A TURMA DO BARULHO
Acordei-me com os gritos das palavras querendo vir para a folha. Pulavam do lado de fora me roubando o sono. Fiquei indeciso. Elas resolveram me capturar e disseram que eu só voltaria a dormir se fizesse o que elas queriam. Eram quatro horas da manhã de um domingo qualquer. _ O que querem? Perguntei-lhes. Elas disseram que gostariam que fossem usadas com mais respeito, e que cada vez que eu as depositassem numa frase, as escolhessem, também, pelas suas sonoridades. _Tudo bem! Concordei.
A primeira a ser atendida foi a VIDA. Falou, falou e não disse nada. Eu já sabia dos seus significados e nem levei em consideração os sons ouvidos. Quando ela notou que eu estava desprezando-a, apresentou sua filha, a morte. Eu então fui logo fazendo o procedimento. Sua primeira sílaba representa o olhar de quem vê: VÍ... a segunda de quem se dispõe a ajudar: DÁ... Saíram satisfeitas e escapei por pouco.
A segunda palavra foi sono. _ Ah, é de você que preciso, disse-lhe. Eu quis saber por que ela não está cumprindo com seu papel nas minhas madrugas. Ela disse que seu departamento era somente existir. Se eu quisesse inseri-la mais tempo nos meus olhos, falasse com o departamento de cotas. É lá que se define a quantidade por dia para cada vivente. Ela estava ali para ser analisada foneticamente. Eu disse que sua sonorização não é a das mais interessantes. O primeiro som corresponde a algo que se presta à individualidade. Quem está dormindo está SÓ, com cara de SON. A segunda divisão representa as amarras dos pesadelos. Vem daí sua vocação para roubar o N do NÓ para ficar posando de SON. Ela não entendeu bem, mas foi empurrada pela fila que andava.

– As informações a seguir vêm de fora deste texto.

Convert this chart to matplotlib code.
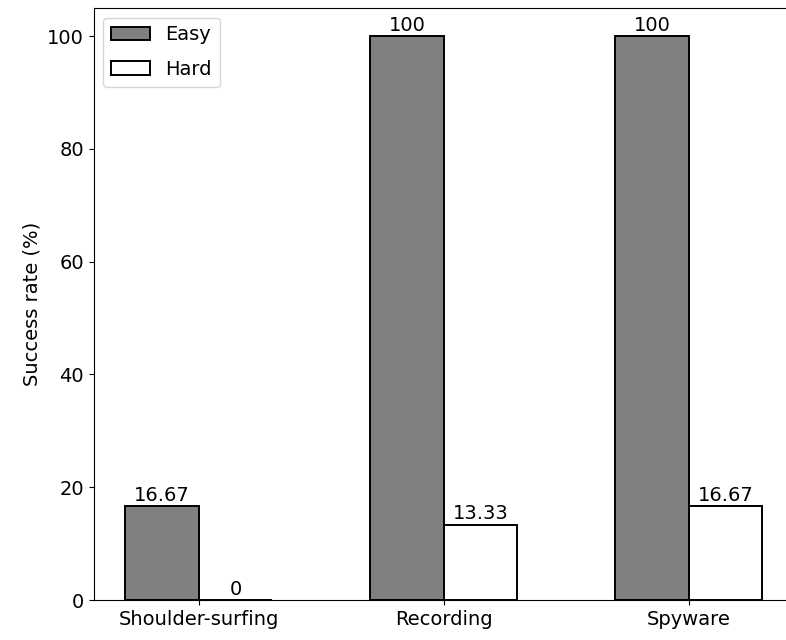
import numpy as np
import matplotlib
matplotlib.use("Agg")
import matplotlib.pyplot as plt

# data
attacks = ["Shoulder-surfing", "Recording", "Spyware"]
easy = [16.67, 100, 100]
hard = [0, 13.33, 16.67]

plt.rcParams['font.size'] = 14

fig = plt.figure(figsize=(7.86, 6.4), dpi=100)
ax = fig.add_axes([93.6 / 786, 40 / 640, 700.7 / 786, 592.2 / 640])

x = np.arange(len(attacks))
w = 0.3
b1 = ax.bar(x - w / 2, easy, w, color='gray', edgecolor='black', linewidth=1.4, label='Easy')
b2 = ax.bar(x + w / 2, hard, w, color='white', edgecolor='black', linewidth=1.4, label='Hard')

ax.bar_label(b1, fmt='%g', padding=1)
ax.bar_label(b2, fmt='%g', padding=1)

ax.set_xticks(x)
ax.set_xticklabels(attacks)
ax.set_ylabel("Success rate (%)")
ax.legend(loc='upper left', labelspacing=0.8)

fig.savefig("out.png", dpi=100)
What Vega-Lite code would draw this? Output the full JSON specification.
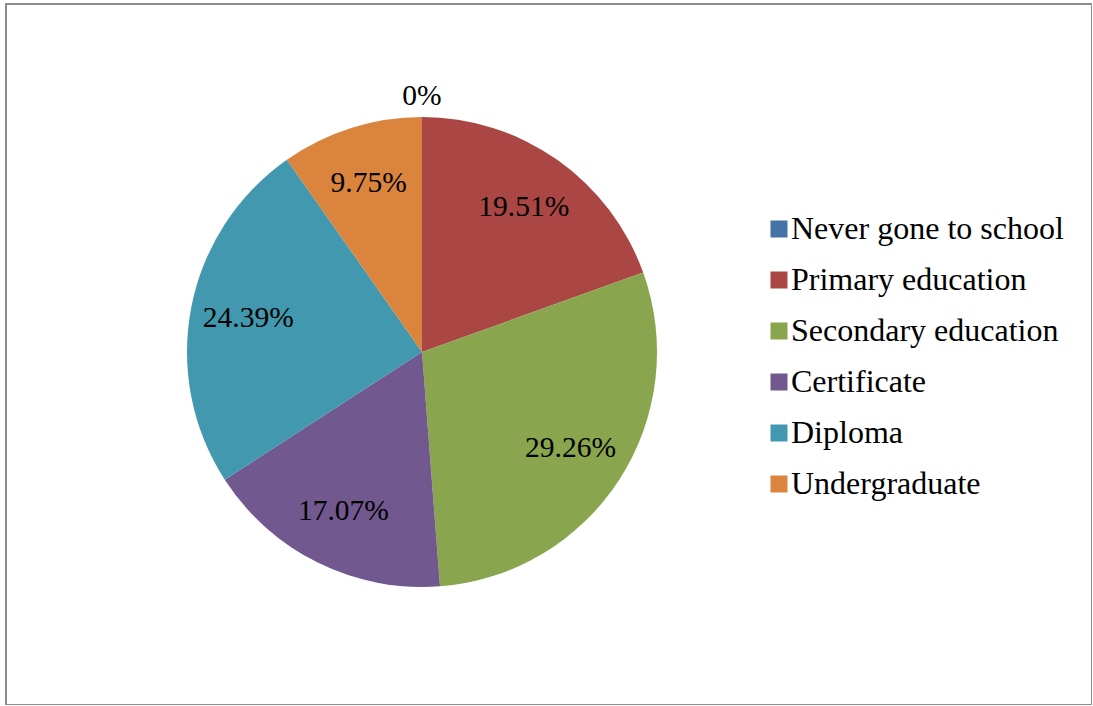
{
  "$schema": "https://vega.github.io/schema/vega-lite/v6.json",
  "autosize": {"type": "none"},
  "width": 1086,
  "height": 701,
  "padding": {"left": 6, "top": 4, "right": 0, "bottom": 0},
  "background": "white",
  "view": {"stroke": "#8c8c8c", "strokeWidth": 2, "fill": "white"},
  "config": {
    "view": {"stroke": "#8c8c8c", "strokeWidth": 2},
    "font": "Liberation Serif"
  },
  "data": {
    "values": [
      {"category": "Never gone to school", "value": 0, "rank": 1, "label": "0%"},
      {"category": "Primary education", "value": 19.51, "rank": 2, "label": "19.51%"},
      {"category": "Secondary education", "value": 29.26, "rank": 3, "label": "29.26%"},
      {"category": "Certificate", "value": 17.07, "rank": 4, "label": "17.07%"},
      {"category": "Diploma", "value": 24.39, "rank": 5, "label": "24.39%"},
      {"category": "Undergraduate", "value": 9.75, "rank": 6, "label": "9.75%"}
    ]
  },
  "encoding": {
    "theta": {"field": "value", "type": "quantitative", "stack": true},
    "order": {"field": "rank", "type": "quantitative"}
  },
  "layer": [
    {
      "mark": {"type": "arc", "radius": 235, "xOffset": -127, "yOffset": -2.5, "stroke": null},
      "encoding": {
        "color": {
          "field": "category",
          "type": "nominal",
          "sort": ["Never gone to school", "Primary education", "Secondary education", "Certificate", "Diploma", "Undergraduate"],
          "scale": {
            "domain": ["Never gone to school", "Primary education", "Secondary education", "Certificate", "Diploma", "Undergraduate"],
            "range": ["#4572a7", "#aa4643", "#89a54e", "#71588f", "#4198af", "#db843d"]
          },
          "legend": {
            "title": null,
            "orient": "none",
            "legendX": 757,
            "legendY": 209,
            "padding": 0,
            "symbolType": "square",
            "symbolSize": 289,
            "symbolStrokeWidth": 0,
            "symbolOpacity": 1,
            "labelFont": "Liberation Serif",
            "labelFontSize": 32,
            "labelColor": "black",
            "labelOffset": -4,
            "labelLimit": 400,
            "rowPadding": 19
          }
        }
      }
    },
    {
      "transform": [{"filter": "datum.value > 0"}],
      "mark": {"type": "text", "radius": 177, "xOffset": -127, "yOffset": -2.5, "font": "Liberation Serif", "fontSize": 29.5, "color": "black", "baseline": "middle", "align": "center"},
      "encoding": {"text": {"field": "label"}}
    },
    {
      "transform": [{"filter": "datum.value == 0"}],
      "mark": {"type": "text", "radius": 256, "xOffset": -127, "yOffset": -2.5, "font": "Liberation Serif", "fontSize": 29.5, "color": "black", "baseline": "middle", "align": "center"},
      "encoding": {"text": {"field": "label"}}
    }
  ]
}
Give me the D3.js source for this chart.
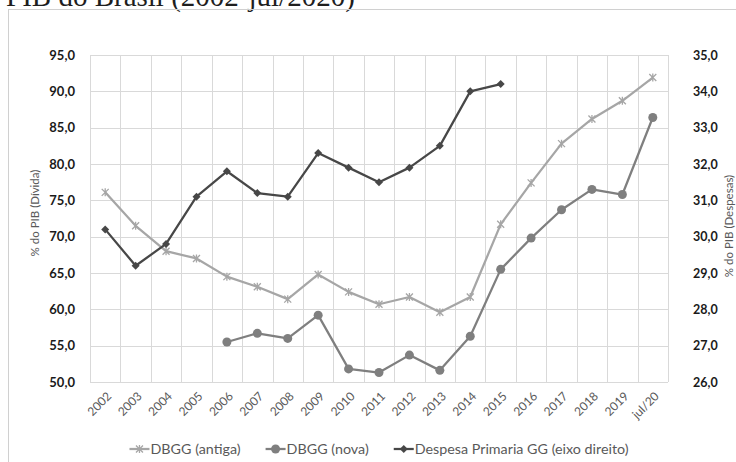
<!DOCTYPE html>
<html><head><meta charset="utf-8">
<script src="https://cdn.jsdelivr.net/npm/d3@7"></script>
<style>body{margin:0;background:#fff}svg{display:block}</style>
</head><body><svg id="c" width="736" height="462"></svg>
<script>
const categories = ["2002","2003","2004","2005","2006","2007","2008","2009","2010","2011","2012","2013","2014","2015","2016","2017","2018","2019","jul/20"];
const dbggAntiga = [76.1,71.5,68.0,67.0,64.5,63.1,61.4,64.8,62.4,60.7,61.7,59.6,61.7,71.7,77.4,82.8,86.2,88.7,91.9];
const dbggNova = [null,null,null,null,55.5,56.7,56.0,59.2,51.8,51.3,53.7,51.6,56.3,65.5,69.8,73.7,76.5,75.8,86.4];
const despesa = [30.2,29.2,29.8,31.1,31.8,31.2,31.1,32.3,31.9,31.5,31.9,32.5,34.0,34.2,null,null,null,null,null];
const leftTicks = [50,55,60,65,70,75,80,85,90,95];
const rightTicks = [26,27,28,29,30,31,32,33,34,35];
const seriesNames = ["DBGG (antiga)","DBGG (nova)","Despesa Primaria GG (eixo direito)"];
const title = "PIB do Brasil (2002-jul/2020)";

const svg = d3.select("#c");
const L=90, R=668, T=55, B=382;
const x = d3.scaleBand().domain(categories).range([L,R]).padding(0);
const cx = c => x(c)+x.bandwidth()/2;
const yL = d3.scaleLinear().domain([50,95]).range([B,T]);
const yR = d3.scaleLinear().domain([26,35]).range([B,T]);
const fmt = v => v.toFixed(1).replace(".",",");
const grid = "#d9d9d9";
const colA="#a6a6a6", colN="#7f7f7f", colD="#474747";
const font = "Lato, 'Open Sans', sans-serif";

// title and border
svg.append("text").attr("x",6).attr("y",6).attr("font-family","'Liberation Serif', 'Times New Roman', serif")
  .attr("font-size",29).attr("fill","#1e1e1e").text(title);
svg.append("rect").attr("x",8.5).attr("y",9.5).attr("width",760).attr("height",480)
  .attr("fill","none").attr("stroke","#d0d0d0");

// grid
const g = svg.append("g");
g.selectAll(".h").data(leftTicks).join("line").attr("x1",L).attr("x2",R)
  .attr("y1",d=>Math.round(yL(d))+0.5).attr("y2",d=>Math.round(yL(d))+0.5).attr("stroke",grid);
const edges = categories.map(c=>x(c)).concat([R]);
g.selectAll(".v").data(edges).join("line").attr("y1",T).attr("y2",B)
  .attr("x1",d=>Math.round(d)+0.5).attr("x2",d=>Math.round(d)+0.5).attr("stroke",grid);

// axes labels
const axL = d3.axisLeft(yL).tickValues(leftTicks).tickFormat(fmt).tickSize(0).tickPadding(15);
const gl = svg.append("g").attr("transform",`translate(${L},0)`).call(axL);
gl.select(".domain").remove();
gl.selectAll("text").attr("font-family",font).attr("font-size",13).attr("font-weight","bold").attr("fill","#1a1a1a");
const axR = d3.axisRight(yR).tickValues(rightTicks).tickFormat(fmt).tickSize(0).tickPadding(25);
const gr = svg.append("g").attr("transform",`translate(${R},0)`).call(axR);
gr.select(".domain").remove();
gr.selectAll("text").attr("font-family",font).attr("font-size",12.5).attr("font-weight","bold").attr("fill","#1a1a1a");

const axB = d3.axisBottom(x).tickSize(0).tickPadding(0);
const gb = svg.append("g").attr("transform",`translate(0,${B})`).call(axB);
gb.select(".domain").remove();
gb.selectAll("text").attr("font-family",font).attr("font-size",12).attr("fill","#595959")
  .attr("text-anchor","end").attr("dy","0.35em")
  .attr("transform","translate(4,12) rotate(-45)");

// axis titles
svg.append("text").attr("transform",`translate(35,213) rotate(-90)`).attr("text-anchor","middle")
  .attr("dy","0.35em").attr("font-family",font).attr("font-size",11.5).attr("fill","#595959").text("% do PIB (Dívida)");
svg.append("text").attr("transform",`translate(729,226) rotate(-90)`).attr("text-anchor","middle")
  .attr("dy","0.35em").attr("font-family",font).attr("font-size",11.5).attr("fill","#595959").text("% do PIB (Despesas)");

// markers
function star(sel, col){ const s=3.5;
  sel.append("path").attr("d",`M${-s},${-s}L${s},${s}M${-s},${s}L${s},${-s}M0,${-s-0.5}L0,${s+0.5}`)
    .attr("stroke",col).attr("stroke-width",1.3).attr("fill","none"); }
function circ(sel,col){ sel.append("circle").attr("r",4.5).attr("fill",col); }
function diam(sel,col){ sel.append("path").attr("d","M0,-4L4,0L0,4L-4,0Z").attr("fill",col); }

const series = [
  {vals:dbggAntiga, y:yL, col:colA, mk:star},
  {vals:dbggNova, y:yL, col:colN, mk:circ},
  {vals:despesa, y:yR, col:colD, mk:diam}
];
series.forEach(s=>{
  const pts = categories.map((c,i)=>({c,v:s.vals[i]})).filter(d=>d.v!=null);
  svg.append("path").datum(pts).attr("fill","none").attr("stroke",s.col).attr("stroke-width",2.25)
    .attr("stroke-linejoin","round")
    .attr("d",d3.line().x(d=>cx(d.c)).y(d=>s.y(d.v)));
  svg.selectAll(null).data(pts).join("g").attr("transform",d=>`translate(${cx(d.c)},${s.y(d.v)})`)
    .each(function(){ s.mk(d3.select(this), s.col); });
});

// legend
const lg = svg.append("g");
let xpos = 0;
const gap = 25;
seriesNames.forEach((n,i)=>{
  const it = lg.append("g").attr("transform",`translate(${xpos},0)`);
  it.append("line").attr("x1",0).attr("x2",20).attr("stroke",series[i].col).attr("stroke-width",2.25);
  const m = it.append("g").attr("transform","translate(10,0)"); series[i].mk(m, series[i].col);
  const t = it.append("text").attr("x",21).attr("dy","0.35em").attr("font-family",font).attr("font-size",14.3)
    .attr("fill","#595959").text(n);
  const w = t.node().getComputedTextLength();
  xpos += 21 + w + gap;
});
const total = xpos - gap;
lg.attr("transform",`translate(${(L+R)/2 - total/2},449)`);
</script></body></html>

As outras palavras vibraram. Foi esta a próxima que entrou no meu consultório. VIBRARAM vinha vibrando. Parecia que havia um terremoto em andamento. Era tanta vibração em VIBRARAM que tapei os ouvidos. O encontro consonantal rasgava meus tímpanos. Essa cumpriu com seu papel e logo saiu do jeito que entrou: vibrando.
Em seguida chegou o nome FEIRA com um balaio a tiracolo. Sua sonoridade era perturbadora, disse-lhe. Ninguém pode ouvi-la sem pensar no burburinho que ela significa. Disse-lhe que precisava segurar o R para não se tornar FEIA. Mesmo não sendo muito apreciável esteticamente, o que segurava sua superioridade em comparação com a FEIA era esse R que ela não dava muita importância. Ela chorou por nunca ter percebido o quanto estava prestes a ser rebaixada na vida social que levava. Achava-se linda e agora com a iminência de se tornar feia, só terapia para lhe salvar.
Eu já estava ficando cansado de tantas outras palavras que chegavam para análise. Foi então que me veio a ideia de requisitar CAM BU RÃO. Com a sirene ligada ela espantou as demais palavras delinquentes que estavam ali somente para tumultuar. Consegui relaxar e aí foi fácil: juntei o DOR com o MIR, e me enrolei com o LEN e o ÇOL.